The flame for this year's London Olympics, scheduled to arrive in Britain on May 18, will land at a military base in Cornwall before starting the torch relay that will end with the Games' opening ceremony on July 27, documents revealed on Wednesday.
"The Olympic flame will be flown into the Royal Naval Air Station Culdrose near Helston in Cornwall," London torch relay organisers wrote in the planning documents.
"Culdrose is first and foremost a Royal Navy search and rescue service," it said.
In the most recent Olympics of Athens in 2004 and Beijing in 2008, the flame arrived at the commercial airports of those capitals instead of military bases.

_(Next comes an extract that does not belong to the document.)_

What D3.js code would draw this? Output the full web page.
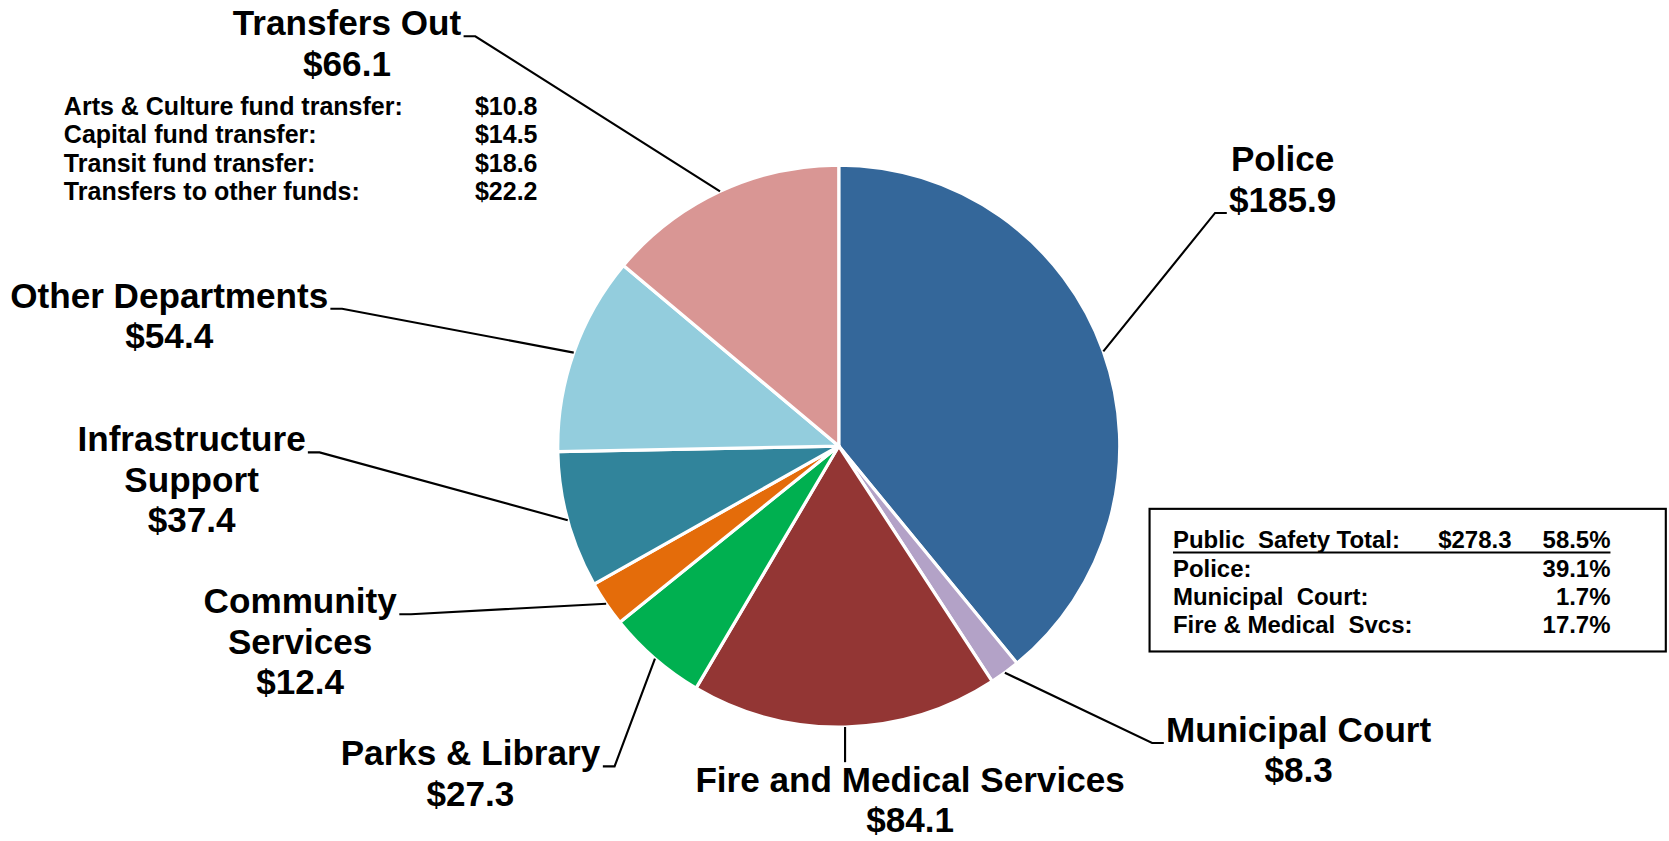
<!DOCTYPE html>
<html lang="en">
<head>
<meta charset="UTF-8">
<title>General Fund Expenditures</title>
<script src="https://d3js.org/d3.v7.min.js"></script>
<style>
  html, body { margin: 0; padding: 0; background: #fff; overflow: hidden; }
  svg { display: block; font-family: "Liberation Sans", Arial, sans-serif; font-weight: bold; }
</style>
</head>
<body>
<div id="chart"></div>
<script>
  // slice data, clockwise from 12 o'clock
  const categories = ["Police", "Municipal Court", "Fire and Medical Services", "Parks & Library",
                      "Community Services", "Infrastructure Support", "Other Departments", "Transfers Out"];
  const amounts = [185.9, 8.3, 84.1, 27.3, 12.4, 37.4, 54.4, 66.1];

  // transfers out breakdown
  const transferItems = ["Arts & Culture fund transfer:", "Capital fund transfer:",
                         "Transit fund transfer:", "Transfers to other funds:"];
  const transferAmounts = [10.8, 14.5, 18.6, 22.2];

  // public safety box
  const safetyRows = ["Public  Safety Total:", "Police:", "Municipal  Court:", "Fire & Medical  Svcs:"];
  const safetyAmounts = ["$278.3", "", "", ""];
  const safetyPct = ["58.5%", "39.1%", "1.7%", "17.7%"];

  const colors = ["#34679a", "#b3a2c7", "#933634", "#00b050", "#e46c0a", "#31849b", "#93cddd", "#d99694"];

  // label placement (drawing space is 1568 x 790, scaled to the window)
  const labelLayout = {
    "Police":                    { x: 1205, y: 161, lines: ["Police"], tick: { line: 1, side: "start" } },
    "Municipal Court":           { x: 1220, y: 697, lines: ["Municipal Court"], tick: { line: 0, side: "start" } },
    "Fire and Medical Services": { x: 855,  y: 744, lines: ["Fire and Medical Services"], tick: { vertical: 716 } },
    "Parks & Library":           { x: 442,  y: 719, lines: ["Parks & Library"], tick: { line: 0, side: "end" } },
    "Community Services":        { x: 282,  y: 576, lines: ["Community", "Services"], tick: { line: 0, side: "end" } },
    "Infrastructure Support":    { x: 180,  y: 424, lines: ["Infrastructure", "Support"], tick: { line: 0, side: "end" } },
    "Other Departments":         { x: 159,  y: 289, lines: ["Other Departments"], tick: { line: 0, side: "end" } },
    "Transfers Out":             { x: 326,  y: 33,  lines: ["Transfers Out"], tick: { line: 0, side: "end" } }
  };

  const W = 1568, H = 790;
  const svg = d3.select("#chart").append("svg")
    .attr("width", 1669)
    .attr("height", 841)
    .attr("viewBox", `0 0 ${W} ${H}`);

  const cx = 788, cy = 419, r = 264;

  const pie = d3.pie().sort(null).value(d => d)(amounts);
  const arc = d3.arc().innerRadius(0).outerRadius(r);
  const rim = d3.arc().innerRadius(r).outerRadius(r);

  const g = svg.append("g").attr("transform", `translate(${cx},${cy})`);

  g.selectAll("path.slice")
    .data(pie)
    .join("path")
    .attr("class", "slice")
    .attr("d", arc)
    .attr("fill", (d, i) => colors[i])
    .attr("stroke", "#fff")
    .attr("stroke-width", 3)
    .attr("stroke-linejoin", "round");

  // labels + leader lines
  const lineGap = 38;
  pie.forEach((d, i) => {
    const name = categories[i];
    const lay = labelLayout[name];
    const lines = lay.lines.concat(["$" + amounts[i].toFixed(1)]);

    const texts = lines.map((t, k) => svg.append("text")
      .attr("x", lay.x)
      .attr("y", lay.y + k * lineGap)
      .attr("text-anchor", "middle")
      .style("font-size", "33px")
      .attr("fill", "#000")
      .text(t));

    const [px, py] = rim.centroid(d);
    const start = [cx + px, cy + py];
    let pts;
    if (lay.tick.vertical) {
      pts = [start, [start[0], lay.tick.vertical]];
    } else {
      const bb = texts[lay.tick.line].node().getBBox();
      const ty = lay.y + lay.tick.line * lineGap + 1;
      let near, far;
      if (lay.tick.side === "end") { near = bb.x + bb.width + 2; far = near + 11; }
      else { near = bb.x - 2; far = near - 11; }
      pts = [start, [far, ty], [near, ty]];
    }
    svg.append("path")
      .attr("d", d3.line()(pts))
      .attr("fill", "none")
      .attr("stroke", "#000")
      .attr("stroke-width", 2);
  });

  // transfers breakdown list
  const tList = svg.append("g").style("font-size", "23.5px");
  transferItems.forEach((t, i) => {
    const y = 108 + i * 26.6;
    tList.append("text").attr("x", 60).attr("y", y).text(t);
    tList.append("text").attr("x", 505).attr("y", y).attr("text-anchor", "end")
      .text("$" + transferAmounts[i].toFixed(1));
  });

  // public safety box
  const box = svg.append("g").style("font-size", "22.5px");
  box.append("rect")
    .attr("x", 1080).attr("y", 478)
    .attr("width", 485).attr("height", 134)
    .attr("fill", "none").attr("stroke", "#000").attr("stroke-width", 2);

  const rowY = [515, 542, 568, 595];
  safetyRows.forEach((t, i) => {
    box.append("text").attr("x", 1102).attr("y", rowY[i])
      .style("white-space", "pre").text(t);
    if (safetyAmounts[i]) {
      box.append("text").attr("x", 1420).attr("y", rowY[i]).attr("text-anchor", "end")
        .text(safetyAmounts[i]);
    }
    box.append("text").attr("x", 1513).attr("y", rowY[i]).attr("text-anchor", "end")
      .text(safetyPct[i]);
  });
  box.append("line")
    .attr("x1", 1102).attr("x2", 1513)
    .attr("y1", 519).attr("y2", 519)
    .attr("stroke", "#000").attr("stroke-width", 2);
</script>
</body>
</html>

The London Games flame will be lit on May 10 in Olympia, Greece, site of the ancient Olympics before a short Greek relay and the official handover ceremony in Athens for the start of the British leg.
The 70-day torch relay will travel some 12,800 kms around Britain, taking in 1,018 villages and the 1,085-metre summit of Snowdon.
The relay will also take in landmarks around Britain with the flame travelling at times by canal boat, cable car, tram, steam train, hot air balloon and even motorcycle sidecar on the Isle of Man TT course.
More than 95 percent of the population will be within an hour of the route.
London has chosen a lower profile relay than the protest-marred international route to Beijing in 2008, which included the problematic ascent of Everest.
The flame will be carried by 8,000 torchbearers, taking in the outer reaches of Scotland, Wales and Northern Ireland as well as the Irish capital, Dublin, before reaching its final destination at the Olympic Stadium in east London for the opening ceremony on July 27.